◆ WORK INSTRUCTIONS
Without the pictures, set down every line of the data exactly.
-- Begin DATASET ROWS --
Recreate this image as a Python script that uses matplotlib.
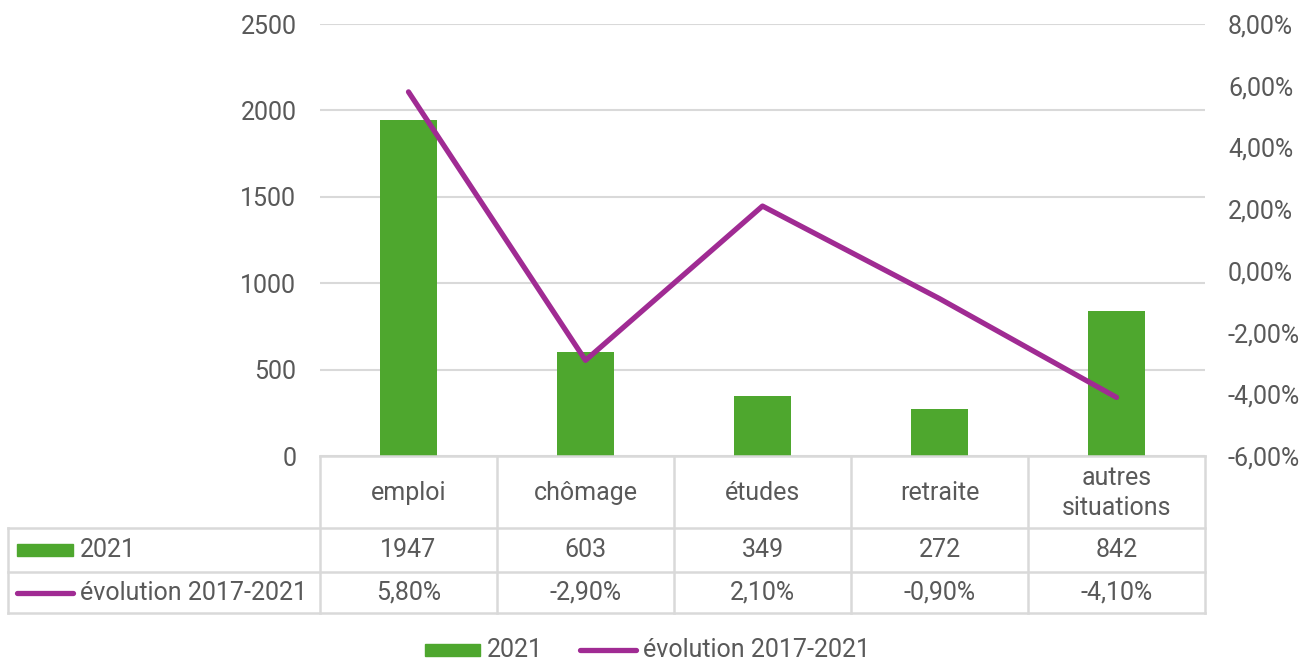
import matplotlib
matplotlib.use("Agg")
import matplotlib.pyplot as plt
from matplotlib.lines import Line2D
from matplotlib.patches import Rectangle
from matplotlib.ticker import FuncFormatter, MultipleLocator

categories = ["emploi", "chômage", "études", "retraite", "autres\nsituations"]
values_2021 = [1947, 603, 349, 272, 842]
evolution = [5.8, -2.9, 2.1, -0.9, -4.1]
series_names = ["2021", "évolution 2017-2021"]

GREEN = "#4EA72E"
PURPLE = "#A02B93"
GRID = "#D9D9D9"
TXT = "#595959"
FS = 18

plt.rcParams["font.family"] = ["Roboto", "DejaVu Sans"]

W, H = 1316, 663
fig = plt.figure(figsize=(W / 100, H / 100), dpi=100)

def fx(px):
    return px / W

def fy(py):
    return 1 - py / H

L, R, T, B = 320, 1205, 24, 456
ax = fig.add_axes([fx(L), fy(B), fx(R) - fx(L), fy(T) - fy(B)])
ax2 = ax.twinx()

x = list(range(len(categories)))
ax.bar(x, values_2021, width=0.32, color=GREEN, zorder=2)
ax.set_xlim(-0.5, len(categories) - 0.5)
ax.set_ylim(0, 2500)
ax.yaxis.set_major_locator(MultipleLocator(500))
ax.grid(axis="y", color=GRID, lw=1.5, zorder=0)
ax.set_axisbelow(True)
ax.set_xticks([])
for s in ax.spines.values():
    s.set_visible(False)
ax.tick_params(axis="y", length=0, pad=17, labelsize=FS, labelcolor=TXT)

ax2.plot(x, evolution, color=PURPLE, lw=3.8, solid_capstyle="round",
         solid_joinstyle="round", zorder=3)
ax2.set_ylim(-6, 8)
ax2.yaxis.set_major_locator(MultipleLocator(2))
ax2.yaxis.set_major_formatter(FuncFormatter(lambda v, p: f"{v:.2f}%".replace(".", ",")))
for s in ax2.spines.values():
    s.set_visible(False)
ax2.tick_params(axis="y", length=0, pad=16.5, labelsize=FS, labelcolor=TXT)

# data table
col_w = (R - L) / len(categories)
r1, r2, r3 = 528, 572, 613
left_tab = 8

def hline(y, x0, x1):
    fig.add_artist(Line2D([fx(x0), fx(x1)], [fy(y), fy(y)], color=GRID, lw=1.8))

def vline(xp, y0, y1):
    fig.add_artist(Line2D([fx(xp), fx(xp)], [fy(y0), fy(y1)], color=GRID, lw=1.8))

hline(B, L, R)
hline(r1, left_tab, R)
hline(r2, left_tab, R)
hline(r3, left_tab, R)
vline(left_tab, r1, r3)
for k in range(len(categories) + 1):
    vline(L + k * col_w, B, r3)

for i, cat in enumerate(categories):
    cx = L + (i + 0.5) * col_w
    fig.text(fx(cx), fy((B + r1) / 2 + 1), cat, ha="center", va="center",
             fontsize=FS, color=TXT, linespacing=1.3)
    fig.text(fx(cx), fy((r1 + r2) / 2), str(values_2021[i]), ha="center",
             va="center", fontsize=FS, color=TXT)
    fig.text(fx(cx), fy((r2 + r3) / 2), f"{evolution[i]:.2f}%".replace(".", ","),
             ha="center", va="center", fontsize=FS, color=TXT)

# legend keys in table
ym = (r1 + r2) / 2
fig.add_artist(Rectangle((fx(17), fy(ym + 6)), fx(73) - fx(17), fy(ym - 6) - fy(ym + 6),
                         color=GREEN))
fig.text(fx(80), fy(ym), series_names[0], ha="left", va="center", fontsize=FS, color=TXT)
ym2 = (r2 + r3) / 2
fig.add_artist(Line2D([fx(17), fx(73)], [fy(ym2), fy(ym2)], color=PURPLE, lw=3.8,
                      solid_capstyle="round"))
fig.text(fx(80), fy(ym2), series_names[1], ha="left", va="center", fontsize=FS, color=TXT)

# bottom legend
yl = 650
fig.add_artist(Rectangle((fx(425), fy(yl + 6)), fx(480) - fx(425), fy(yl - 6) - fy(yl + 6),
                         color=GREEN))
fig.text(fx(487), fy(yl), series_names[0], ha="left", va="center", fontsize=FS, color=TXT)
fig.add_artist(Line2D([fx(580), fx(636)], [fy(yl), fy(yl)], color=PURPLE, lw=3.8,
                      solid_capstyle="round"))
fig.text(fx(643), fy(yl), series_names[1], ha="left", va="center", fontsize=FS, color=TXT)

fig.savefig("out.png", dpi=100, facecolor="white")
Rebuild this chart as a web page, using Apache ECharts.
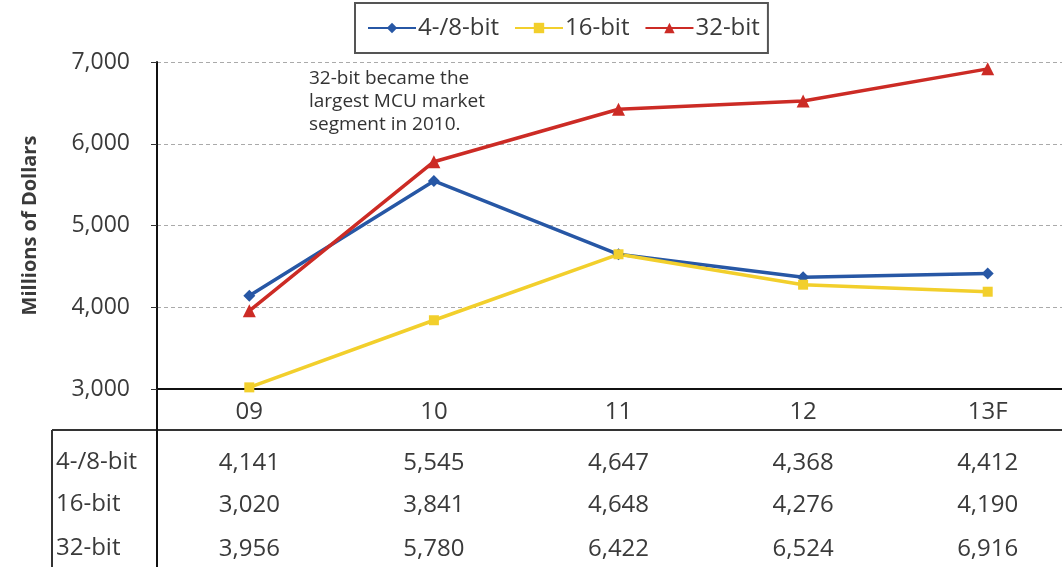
-- End DATASET ROWS --
◆ EXERCISE OUTPUT
Recreate this image as a Python script that uses matplotlib.
import matplotlib
matplotlib.use("Agg")
import matplotlib.pyplot as plt
from matplotlib.lines import Line2D
from matplotlib.patches import Rectangle
from matplotlib.ticker import FuncFormatter, MultipleLocator

categories = ["emploi", "chômage", "études", "retraite", "autres\nsituations"]
values_2021 = [1947, 603, 349, 272, 842]
evolution = [5.8, -2.9, 2.1, -0.9, -4.1]
series_names = ["2021", "évolution 2017-2021"]

GREEN = "#4EA72E"
PURPLE = "#A02B93"
GRID = "#D9D9D9"
TXT = "#595959"
FS = 18

plt.rcParams["font.family"] = ["Roboto", "DejaVu Sans"]

W, H = 1316, 663
fig = plt.figure(figsize=(W / 100, H / 100), dpi=100)

def fx(px):
    return px / W

def fy(py):
    return 1 - py / H

L, R, T, B = 320, 1205, 24, 456
ax = fig.add_axes([fx(L), fy(B), fx(R) - fx(L), fy(T) - fy(B)])
ax2 = ax.twinx()

x = list(range(len(categories)))
ax.bar(x, values_2021, width=0.32, color=GREEN, zorder=2)
ax.set_xlim(-0.5, len(categories) - 0.5)
ax.set_ylim(0, 2500)
ax.yaxis.set_major_locator(MultipleLocator(500))
ax.grid(axis="y", color=GRID, lw=1.5, zorder=0)
ax.set_axisbelow(True)
ax.set_xticks([])
for s in ax.spines.values():
    s.set_visible(False)
ax.tick_params(axis="y", length=0, pad=17, labelsize=FS, labelcolor=TXT)

ax2.plot(x, evolution, color=PURPLE, lw=3.8, solid_capstyle="round",
         solid_joinstyle="round", zorder=3)
ax2.set_ylim(-6, 8)
ax2.yaxis.set_major_locator(MultipleLocator(2))
ax2.yaxis.set_major_formatter(FuncFormatter(lambda v, p: f"{v:.2f}%".replace(".", ",")))
for s in ax2.spines.values():
    s.set_visible(False)
ax2.tick_params(axis="y", length=0, pad=16.5, labelsize=FS, labelcolor=TXT)

# data table
col_w = (R - L) / len(categories)
r1, r2, r3 = 528, 572, 613
left_tab = 8

def hline(y, x0, x1):
    fig.add_artist(Line2D([fx(x0), fx(x1)], [fy(y), fy(y)], color=GRID, lw=1.8))

def vline(xp, y0, y1):
    fig.add_artist(Line2D([fx(xp), fx(xp)], [fy(y0), fy(y1)], color=GRID, lw=1.8))

hline(B, L, R)
hline(r1, left_tab, R)
hline(r2, left_tab, R)
hline(r3, left_tab, R)
vline(left_tab, r1, r3)
for k in range(len(categories) + 1):
    vline(L + k * col_w, B, r3)

for i, cat in enumerate(categories):
    cx = L + (i + 0.5) * col_w
    fig.text(fx(cx), fy((B + r1) / 2 + 1), cat, ha="center", va="center",
             fontsize=FS, color=TXT, linespacing=1.3)
    fig.text(fx(cx), fy((r1 + r2) / 2), str(values_2021[i]), ha="center",
             va="center", fontsize=FS, color=TXT)
    fig.text(fx(cx), fy((r2 + r3) / 2), f"{evolution[i]:.2f}%".replace(".", ","),
             ha="center", va="center", fontsize=FS, color=TXT)

# legend keys in table
ym = (r1 + r2) / 2
fig.add_artist(Rectangle((fx(17), fy(ym + 6)), fx(73) - fx(17), fy(ym - 6) - fy(ym + 6),
                         color=GREEN))
fig.text(fx(80), fy(ym), series_names[0], ha="left", va="center", fontsize=FS, color=TXT)
ym2 = (r2 + r3) / 2
fig.add_artist(Line2D([fx(17), fx(73)], [fy(ym2), fy(ym2)], color=PURPLE, lw=3.8,
                      solid_capstyle="round"))
fig.text(fx(80), fy(ym2), series_names[1], ha="left", va="center", fontsize=FS, color=TXT)

# bottom legend
yl = 650
fig.add_artist(Rectangle((fx(425), fy(yl + 6)), fx(480) - fx(425), fy(yl - 6) - fy(yl + 6),
                         color=GREEN))
fig.text(fx(487), fy(yl), series_names[0], ha="left", va="center", fontsize=FS, color=TXT)
fig.add_artist(Line2D([fx(580), fx(636)], [fy(yl), fy(yl)], color=PURPLE, lw=3.8,
                      solid_capstyle="round"))
fig.text(fx(643), fy(yl), series_names[1], ha="left", va="center", fontsize=FS, color=TXT)

fig.savefig("out.png", dpi=100, facecolor="white")
Rebuild this chart as a web page, using Apache ECharts.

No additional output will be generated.